When it comes to global governance, which entails contributing to the common good proportionate to a nation’s aggregate capabilities, Beijing’s behavior generally parallels the passivity and narrow-mindedness of the rest of its diplomacy. China does contribute to various aspects of global governance: UN peacekeeping operations, antipiracy operations in the Gulf of Aden, counterterrorism measures in Central Asia, overseas development assistance, nonproliferation of nuclear materials, public health, disaster relief and combating international crime. In these areas Beijing deserves credit. However, China could and should do much more; it still “punches well below its weight” by not contributing proportionately to its size, wealth or potential influence. The world should expect and demand more from China.

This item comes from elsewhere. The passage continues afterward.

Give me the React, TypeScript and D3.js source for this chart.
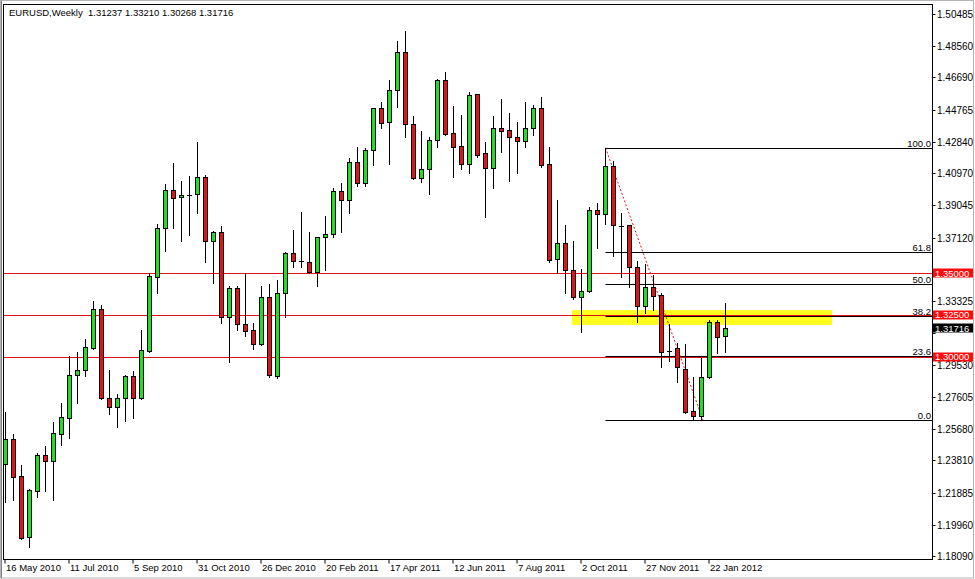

Why is China’s global-governance diplomacy so constrained? There are three main reasons. First, there exists deep skepticism inside of China about the liberal premises and basic concept of global governance, seeing it as the latest “trap” laid by the West (primarily the United States) to “bleed” China by getting it involved in crises and places where it does not have a direct national interest—thus diverting its resources and restraining its rise. Second, Chinese citizens would criticize the government for allocating resources abroad when poverty and other pressing challenges still exist at home. And third, China has a kind of “transactional” approach to expending effort, especially when it involves money. This grows out of Chinese commercial culture but extends into many other realms of Chinese behavior. The Chinese want to know exactly what they will get back from a certain investment and when. Thus, the whole premise of philanthropy and contributing selflessly to common public goods is alien to the thinking of many Chinese.